Kekalahan 0-10 anggaplah sebagai angin lalu karena mereka sebenarnya
ditargetkan untuk berprestasi di AFF 2012, SEA Games 2013, dan Pra-Olimpiade
2014.
Keadaan
yang tidak jauh berbeda juga dialami oleh timnas U-21. Meski sempat ternoda oleh kekalahan dari
Myanmar 1-3 di Turnamen Hassanah Bolkiah, pemain timnas itu tetap punya prospek
yang bagus. Hanya dengan waktu yang
singkat, mereka bisa bermain imbang dengan Singapura dan mengalahkan Laos. Ini membuktikan bahwa timnas U-21 punya kemampuan
untuk tampil lebih baik. Tim yang
dikapteni oleh Andik Vermansyah ini bahkan bisa melaju hingga partai final,
sayang kita harus puas menjadi runner up karena kalah dari tuan rumah Brunei
Darussalam.
Dengan
berbagai kegagalan yang dialami timnas senior dan timnas U-21, cacian dan
makian pun langsung datang dari semua penjuru negeri. Namun, kritik bukan mengarah ke pemain yang
berjuang diatas lapangan melainkan mengarah ke PSSI. Ini kesalahan fatal yang dilakukan oleh ketua
umum PSSI yaitu Djohar Arifin. Sudah
saatnya para pengurus PSSI membuka diri dan memberi kesempatan kepada seluruh
pemain di negeri ini. Karena para
pengurus PSSI hanya memperbolehkan pemain yang masuk timnas adalah yang bermain
di IPL (Indonesia Premier League) dan melarang pemain yang berkompetisi di ISL
(Indonesia Super League). Perseteruan
para elite sepak bola nasional semakin memuncak menjadi dua kubu yaitu PSSI vs
KPSI (Komisi Penyelamat Sepak Bola Indonesia).

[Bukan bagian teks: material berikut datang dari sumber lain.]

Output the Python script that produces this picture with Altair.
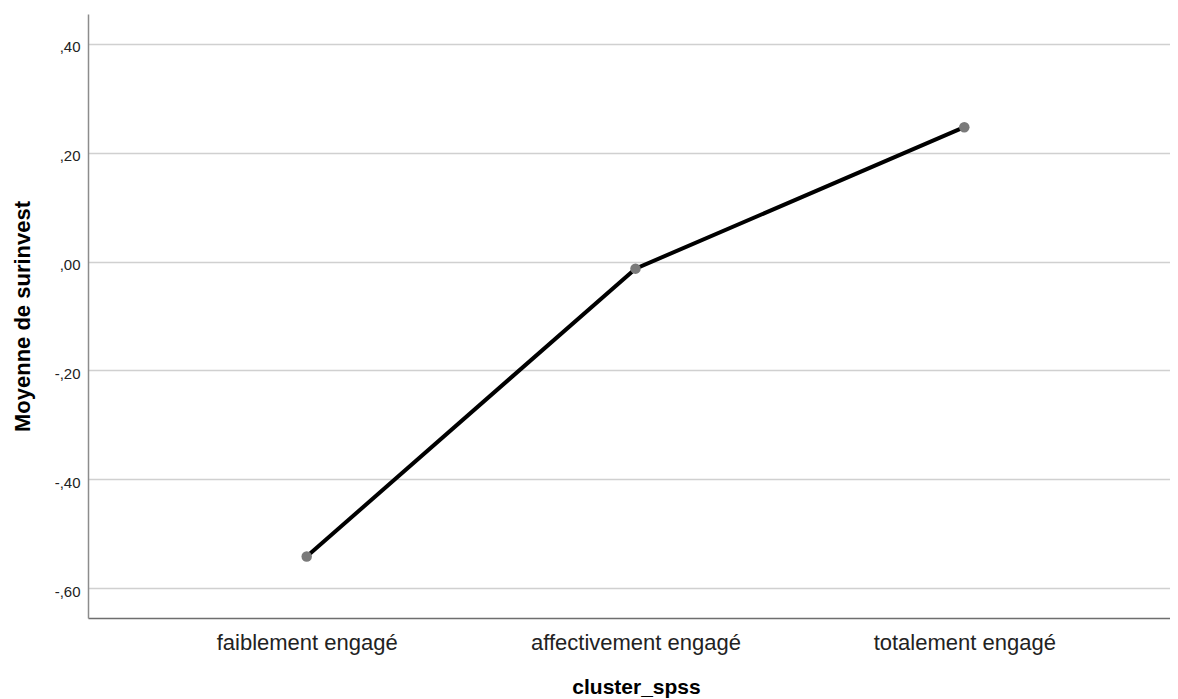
import altair as alt
import pandas as pd

categories = ["faiblement engagé", "affectivement engagé", "totalement engagé"]
means = [-0.542, -0.013, 0.247]
y_ticks = [-0.6, -0.4, -0.2, 0.0, 0.2, 0.4]

df = pd.DataFrame({"cluster": categories, "mean": means})

FONT = "Liberation Sans"

x_enc = alt.X(
    "cluster:N",
    sort=categories,
    scale=alt.Scale(type="point", padding=0.6454, align=0.5153),
    axis=alt.Axis(
        title="cluster_spss",
        ticks=False,
        tickSize=0,
        grid=False,
        labelAngle=0,
        labelFontSize=22,
        labelFont=FONT,
        labelColor="#222222",
        labelPadding=14,
        labelLimit=0,
        domainColor="#6e6e6e",
        domainWidth=1.5,
        titleFont=FONT,
        titleFontSize=21,
        titleFontWeight="bold",
        titleColor="#000000",
        titleX=548,
        titleY=75,
        titleBaseline="alphabetic",
        titleAlign="center",
    ),
)

y_enc = alt.Y(
    "mean:Q",
    scale=alt.Scale(domain=[-0.655, 0.455], nice=False, zero=False),
    axis=alt.Axis(
        title="Moyenne de surinvest",
        values=y_ticks,
        labelExpr="(datum.value < -0.001 ? '-' : '') + replace(format(abs(datum.value), '.2f'), '0.', ',')",
        ticks=False,
        tickSize=0,
        grid=True,
        gridColor="#d0d0d0",
        gridWidth=1.5,
        domainColor="#8c8c8c",
        domainWidth=1.5,
        labelFont=FONT,
        labelFontSize=15,
        labelColor="#222222",
        labelPadding=8,
        labelOffset=3,
        titleFont=FONT,
        titleFontSize=22,
        titleFontWeight="bold",
        titleColor="#000000",
        titleAngle=270,
        titleX=-65.5,
        titleY=302,
        titleBaseline="middle",
        titleAlign="center",
    ),
)

base = alt.Chart(df).encode(x=x_enc, y=y_enc)

line = base.mark_line(color="#000000", strokeWidth=4)
points = base.mark_point(filled=True, color="#7a7a7a", opacity=1, size=110)

chart = (
    alt.layer(line, points)
    .properties(
        width=1082,
        height=604,
        autosize=alt.AutoSizeParams(type="none"),
        padding={"left": 80, "top": 6, "right": 0, "bottom": 81},
        background="#ffffff",
    )
    .configure_view(stroke=None)
)

chart.save("out.html", embed_options={"renderer": "svg", "actions": False})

Masing-masing pihak bahkan membuat kompetisi sendiri yang diklaim paling
benar dan legal.
Situasi
ini membuat para pecinta sepak bola tanah air menjadi khawatir. Jika ini belarut-larut, sepak bola Indonesia
akan semakin terpuruk. Demikian juga
dengan nama baik bangsa di kancah internasional. Aneh jika ada dua asosiasi dan dua kompetisi di
level tertinggi. Kalau begini terus,
masa depan pemain profesional di Indonesia akan terancam. Terutama pemain potensial namun tak memiliki
kesempatan hanya di bawah kompetisi yang berbeda.
Sudah
saatnya semua memperhatikan kepentingan yang sama yaitu selamatkan sepak bola
nasional. Singkirkan kepentingan apa pun
di balik dualisme ini, sepak bola Indonesia bukan milik segelintir orang. Para suporter berharap pihak-pihak yang
bertikai mau melakukan rekonsiliasi.
PSSI dan KPSI harus sama-sama mengalah dan mengesampikan ego masing-masing
demi kepentingan yang lebih besar yakni sepak bola nasional. Para suporter percaya, hanya dengan
berekonsiliasi dan bersatu sajalah sepak bola Indonesia bisa diselamatkan
sekaligus menghindarkan Indonesia dari sanksi FIFA. Harus ada penggabungan antara PSSI dan
KPSI. Itu mutlak untuk dilakukan karena
tidak ada negara di dunia yang memiliki dua asosiasi sepak bola tertinggi.
Selain
itu, dari dulu masyarakat Indonesia pun tahu jika Indonesia punya banyak pemain
muda yang hebat. Tapi semuanya sirna
karena ketidakbecusan para pengurus sepak bola negeri ini dalam memanfaatkan
hal tersebut. Terjadinya konflik dan
perebutan kekuasaan hingga program pengembangan yang tidak jelas telah
mengebiri talenta-talenta muda Indonesia.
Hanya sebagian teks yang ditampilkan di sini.